In the new visual, Bea’s bedroom floor is replaced with mossy hills and sprouting mushrooms. In a trance-like state, she escapes through her window only to find the outside world aglow with lush foliage and a guitar-playing frog. The video ends with Bea chomping on a mushroom and levitating off of the ground as the greenery spins around her.

Although it doesn’t take all the credit, Bea says taking mushrooms “definitely helped” her rediscover the free-spirited nature of her childhood. She says she “cried for about two hours” during one of her trips “and then after I cried, it felt amazing. It felt great to just let myself feel the emotions.”

“Beatopia” is filled with many references to fairies and fantasy, as the concept for the album was “something that I had created when I was seven. Back then, it was much more of a physical kind of idea. Now ‘Beatopia’ is more of a feeling — feelings that I had repressed for so long and finally found.”

With that in mind, the subject matter of “Beatopia,” begins to unfold. The opening “Beatopia Cultsong” is a mosaic of clinking sounds and clusters of background harmonies that come together to “truly encapsulate what we all felt at the time,” she says, referring to the isolation and escapist yearnings of a year spent in quarantine. “I didn’t want to ignore anything that bad that may have happened in my life. I wanted to create with a sense of hope that it would get better — and that it was getting better.”

In previous interviews, Bea has openly discussed the hardships she internalized at a young age, like the countless stereotypes she faced at her all-girls Catholic school in London or her experience being overtly sexualized as young Asian girl in the industry. In the song “Ripples,” Bea confronts her “raging self-esteem issues,” and grapples with her fast-paced entry into the industry spurred by the success of her lo-fi bedroom pop ballad, “Coffee,” in 2017.
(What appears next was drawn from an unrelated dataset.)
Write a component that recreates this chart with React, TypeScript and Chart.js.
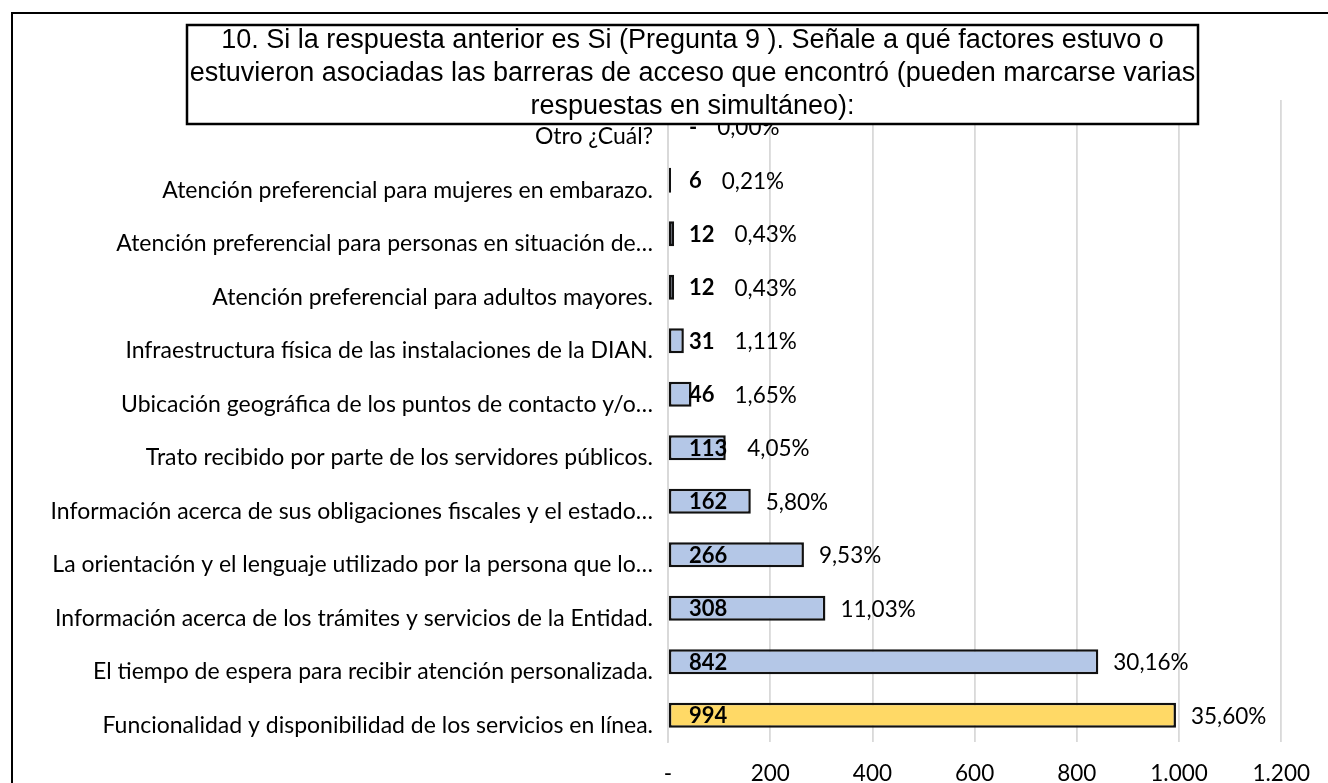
import React, { useEffect, useRef } from "react";
import { Chart, registerables } from "chart.js";

Chart.register(...registerables);

const categories = [
  "Otro ¿Cuál?",
  "Atención preferencial para mujeres en embarazo.",
  "Atención preferencial para personas en situación de…",
  "Atención preferencial para adultos mayores.",
  "Infraestructura física de las instalaciones de la DIAN.",
  "Ubicación geográfica de los puntos de contacto y/o…",
  "Trato recibido por parte de los servidores públicos.",
  "Información acerca de sus obligaciones fiscales y el estado…",
  "La orientación y el lenguaje utilizado por la persona que lo…",
  "Información acerca de los trámites y servicios de la Entidad.",
  "El tiempo de espera para recibir atención personalizada.",
  "Funcionalidad y disponibilidad de los servicios en línea.",
];

const values = [0, 6, 12, 12, 31, 46, 113, 162, 266, 308, 842, 994];

const percentLabels = [
  "0,00%", "0,21%", "0,43%", "0,43%", "1,11%", "1,65%",
  "4,05%", "5,80%", "9,53%", "11,03%", "30,16%", "35,60%",
];

const titleLines = [
  "10. Si la respuesta anterior es Si (Pregunta 9 ). Señale a qué factores estuvo o",
  "estuvieron asociadas las barreras de acceso que encontró (pueden marcarse varias",
  "respuestas en simultáneo):",
];

const xMin = 0;
const xMax = 1200;
const xStep = 200;

const BLUE = "#B4C7E7";
const GOLD = "#FFD966";
const barColors = values.map((_, i) => (i === values.length - 1 ? GOLD : BLUE));

const LABEL_FONT = "Lato";
const LABEL_SIZE = 23;
const TITLE_FONT = "'Liberation Sans', Arial, sans-serif";

function fmtNum(v: number): string {
  if (v === 0) return "-";
  return String(Math.round(v)).replace(/\B(?=(\d{3})+(?!\d))/g, ".");
}

const labelsPlugin = {
  id: "customLabels",
  afterDatasetsDraw(chart: any) {
    const ctx = chart.ctx;
    const meta = chart.getDatasetMeta(0);
    const xs = chart.scales.x;
    const zero = xs.getPixelForValue(0);
    ctx.save();
    ctx.textBaseline = "middle";
    meta.data.forEach((bar: any, i: number) => {
      const vLabel = fmtNum(values[i]);
      ctx.font = `bold 22px ${LABEL_FONT}`;
      ctx.fillStyle = "#000";
      ctx.textAlign = "left";
      const vx = zero + 21;
      const y = bar.y + 1;
      ctx.fillText(vLabel, vx, y);
      const vEnd = vx + ctx.measureText(vLabel).width;
      const px = Math.max(bar.x + 15, vEnd + 20);
      ctx.font = `22.5px ${LABEL_FONT}`;
      ctx.fillText(percentLabels[i], px, y);
    });
    ctx.restore();
  },
  afterDraw(chart: any) {
    const ctx = chart.ctx;
    ctx.save();
    // outer frame
    ctx.strokeStyle = "#000";
    ctx.lineWidth = 2;
    ctx.strokeRect(12, 13, 1400, 900);
    // title box
    ctx.fillStyle = "#fff";
    ctx.fillRect(187, 25, 1011, 99);
    ctx.lineWidth = 2.5;
    ctx.strokeRect(187, 25, 1011, 99);
    ctx.fillStyle = "#000";
    ctx.font = `27px ${TITLE_FONT}`;
    ctx.textAlign = "center";
    ctx.textBaseline = "middle";
    const cx = 187 + 1011 / 2;
    titleLines.forEach((line, i) => {
      ctx.fillText(line, cx, 41 + i * 33);
    });
    ctx.restore();
  },
};

export default function App() {
  const ref = useRef<HTMLCanvasElement | null>(null);
  useEffect(() => {
    if (!ref.current) return;
    const chart = new Chart(ref.current, {
      type: "bar",
      data: {
        labels: categories,
        datasets: [
          {
            data: values,
            backgroundColor: barColors,
            borderColor: "#111",
            borderWidth: 2.5,
            borderSkipped: false,
            barPercentage: 0.47,
            categoryPercentage: 1,
          },
        ],
      },
      options: {
        indexAxis: "y",
        animation: false,
        responsive: false,
        devicePixelRatio: 1,
        layout: { padding: { top: 100, right: 38, bottom: 0, left: 0 } },
        plugins: {
          legend: { display: false },
          tooltip: { enabled: false },
          title: { display: false },
        },
        scales: {
          x: {
            min: xMin,
            max: xMax,
            ticks: {
              stepSize: xStep,
              color: "#000",
              font: { family: LABEL_FONT, size: 22.5 },
              padding: 18,
              callback: (v: any) => fmtNum(Number(v)),
            },
            grid: { color: "#d9d9d9", lineWidth: 1.8, drawTicks: false },
            border: { display: false },
            afterFit: (s: any) => {
              s.height = 41;
            },
          },
          y: {
            ticks: {
              color: "#000",
              font: { family: LABEL_FONT, size: LABEL_SIZE },
              padding: 15,
              labelOffset: 10,
              autoSkip: false,
            },
            grid: { display: false, drawTicks: false },
            border: { display: true, color: "#d9d9d9", width: 1.8 },
            afterFit: (s: any) => {
              s.width = 668;
            },
          },
        },
      },
      plugins: [labelsPlugin],
    });
    return () => chart.destroy();
  }, []);
  return (
    <div style={{ position: "fixed", left: 0, top: 0, width: 1328, height: 783, background: "#fff" }}>
      <canvas ref={ref} width={1328} height={783} style={{ display: "block" }} />
    </div>
  );
}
That track was what led her to sign with Dirty Hit, the British indie powerhouse that is also home to Rina Sawayama, the Japanese House and her frequent collaborators the 1975. Frontman Matty Healy helped with several tracks on the project — his an influence is noticeable in the airy strings of “Ripples” and the delicate chords of “Pictures of Us” — while drummer George Daniel helped produce the PinkPantheress-featuring “Tinkerbell is Overrated.”

Where “Fake It Flowers,” had its share of danceable moments, “Beatopia” seems to carry a much more intentional theme, with drum-n-bass influences replacing some of the indie-pop hooks. Her lyrics seem to accept and even display the darker sides of her personality. “See You Soon,” one of the album’s slower moments and one of Bea’s favorite songs from the album, off her new record, was written the day after her first shroom trip. In an attempt to simulate the drug’s emotional highs and lows, she whispers through the song’s chorus: “And I’m not sure why but I will see you soon / I guess I have to take it, I’m deteriorating / Feelin’ blue,” while reminding its listener that it’s imperative to be alone to grow.

With plans to move out of her parent’s house, and a different show in a different country almost every month, Bea’s regularly crossing major milestones — her most recent being the not-as-glamorous first heartbreak. Although she admits it’s not been the easiest process, her recent split from her boyfriend of several years has certainly served as an added layer of actualization.

“I feel like [after a breakup] you appreciate things so much more and you learn a lot about what you like in someone and what you didn’t like in someone and what you didn’t like in yourself and how you acted,” she says. In the last few weeks, her TikTok comments have flooded with questions about romance and initial panic over the potential loss of Bea Kristi love songs — but fans needn’t worry, she’s already “written a few love songs and a few breakup songs.”

“It’s definitely a bittersweet process, and it’s crazy because I can listen to a track like ‘See You Soon’ or to some other songs on ‘Beatopia’ that were written about completely different things and I relate them to the situation that I’m in now,” she says before musing, “I always think, when I’m 80, I’m gonna listen to songs on ‘Beatopia’ and be like, ‘Yeah. That’s still relatable.”